Really? That "model" has the common, but obviously extremely undesirable, feature of criminalizing sexual relationships between students in the same grade that were legal when they formed. How could it be regarded as a model for anyone else?


You might have misread it. Texas' model is decriminalizing teens sexting, not criminalizing it

I think they refer to the fact that, exposed as GP did, looks like there is a loophole if 2 teenagers started their relationship at 17 and 15, and once they become 18 and 16, sexting is suddenly illegal.

Best guess without looking it up, they meant to say "either" and not "both"; these are called "Romeo and Juliet laws" and are nothing new.

I didn't misread it, but apparently you did.

Why is criminalizing an existing legal relationship a good idea?


Huge IANAL disclaimer, but I don't think it is. It is decriminalizing some of the edge cases where reasonable, and missing the one you mention. That one isn't criminal where it wasn't previously, just unchanged, AFAICT.

I'm not claiming that the text at issue changes whether sexting in that relationship is criminalized, just that it is criminalized,† which should disqualify the law as a piece of model legislation.

It's true in a technical sense that where sexting is legal anyway, the "model" text wouldn't make it illegal, but that isn't an interesting observation, because where sexting is legal anyway, the text has no effects at all.

† Here's a citation from https://www.merriam-webster.com/dictionary/criminalize:

Many freedoms Americans take for granted -- like education, art, association, speech -- are criminalized or tightly controlled in Iran.

I suggest to you that making a change in the legal status of something is not a necessary part of the meaning of criminalize.


> it is also one of the reasons why wealthy people are convicted less often.

A teenager posting own photo and getting away with it is massively different then a rich guy raping a girl and getting away with it. Or, rich guy getting away with outright frauds with thousands of victims.

> While it often delivered as a narrative of wealth corrupting the system, the reality is that usually what they are buying is the justice that we all should have.

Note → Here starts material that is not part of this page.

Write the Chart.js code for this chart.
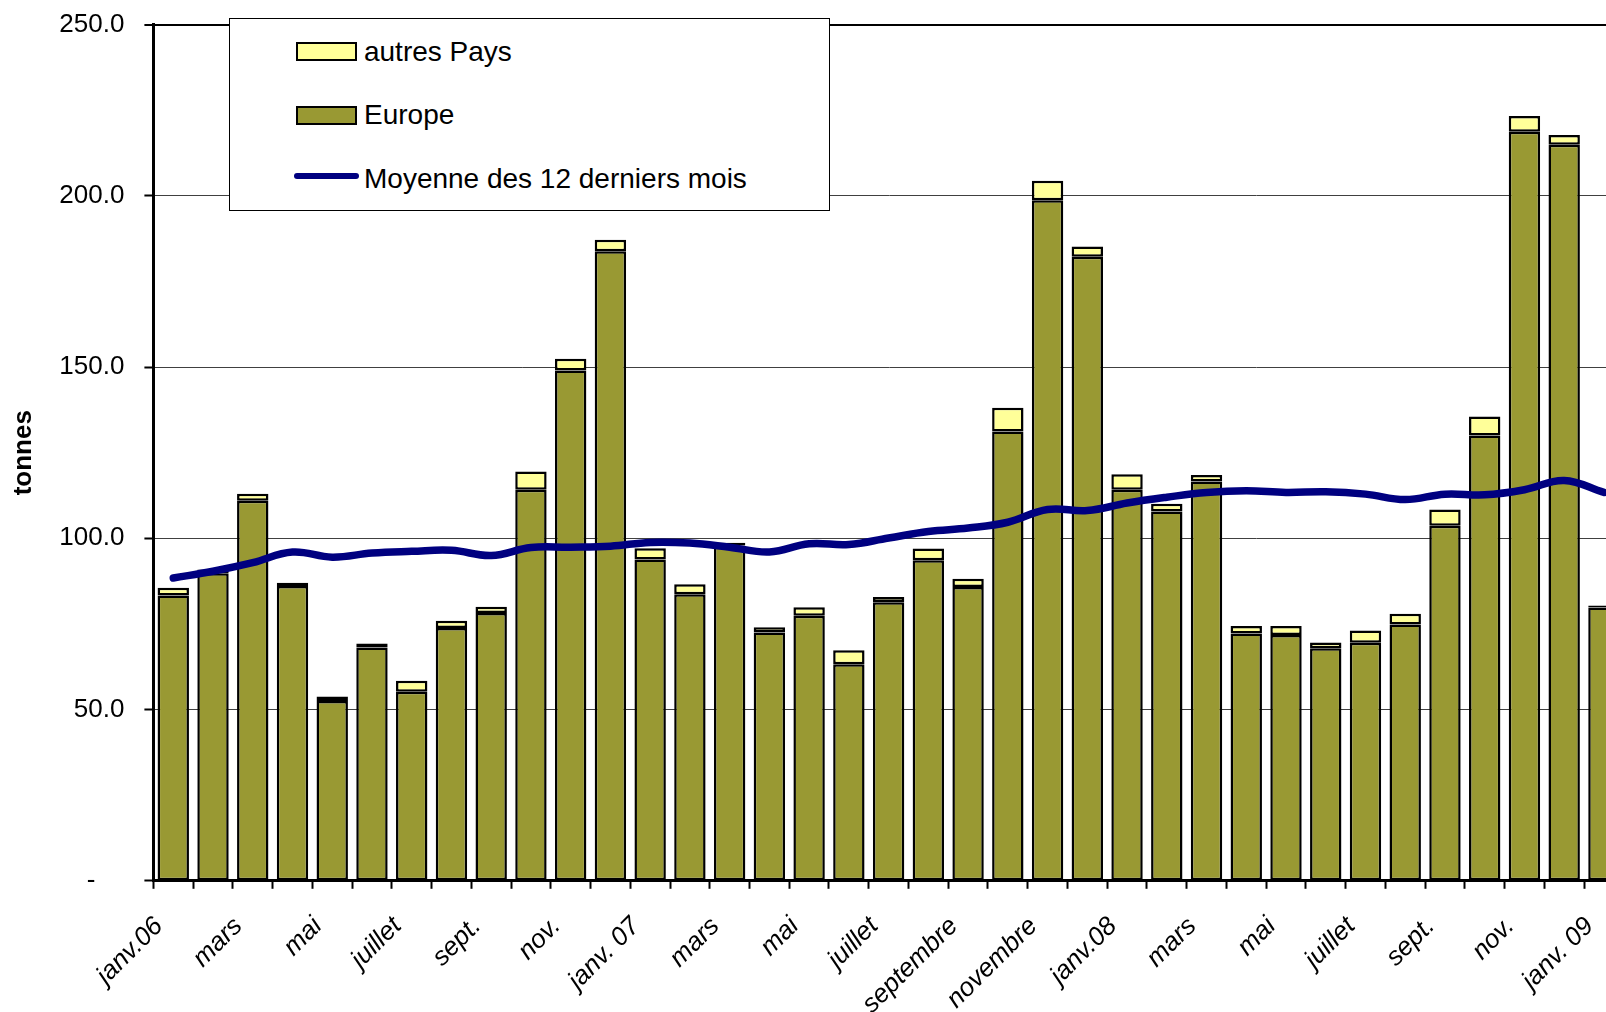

This is not true. Epstein did not got "justice we all should have". Trump did not got "justice we all should have". People pardoned by Trump did not got "justice we all should have". Wall Street and billionaires are not getting justice we all should have either. All these people are getting impunity and that is not what we all should have.


You're right, it's not a two tier system, it's (at least) a three tier system, where the middle tier is getting the "correct" justice, and the low tier unfavorable and the high tier preferential.

The pardons (the non-purchased ones) were not out of charity to the pardonees but to foster future behavior beneficial to the pardoner.


Whole "democracy" thing is legal framework that wealthy and powerful people built to make safe wealth transfer down the generations possible while giving away as little as possible to average joe.

In a countries without this legal framework its usually free for all fight every time ruling power changes. Not good for preserving capital.

So wealthy having more rights is system working as intended. Not inherently bad thing either as alternative system is whoever best with AK47 having more rights.


>"So wealthy having more rights is system working as intended. Not inherently bad thing either"

Sorry but I do not feel this way. "Not inherently bad thing either" - I think it is maddening and has to be fixed no matter what. You know, wealthy generally do not really do bad in dictatorial regimes either.


> "You know, wealthy generally do not really do bad in dictatorial regimes either."

Until they found dead with unexpected heart attack, their car blow up or they fall out of the window.

In dictatorship vast majority of wealthy people no more than managers of dictators property. Usually with literal golden cages that impossible to sell and transfer.

Once person fall out of favor or stop being useful all their "wealth" just going to be redistributed because it was never theirs.


>"Until they found dead with unexpected heart attack"

Or "hang" themselves in jail cell. Cut the crap please. Do you actually have stats to how many of the wealthy percentage wise fell out of the window?


Who are you defining as "wealthy" here, billionaires? Or anyone with any wealth?

The system does provide protection against wealth because that is what we strive to work hard for our families. It's important that there is a system setup to protect it. Not just for "ruling class" but for everyone who works.

Otherwise we all end up with our own militia to protect it. And I'm not going to enter into any debate about capitalism itself.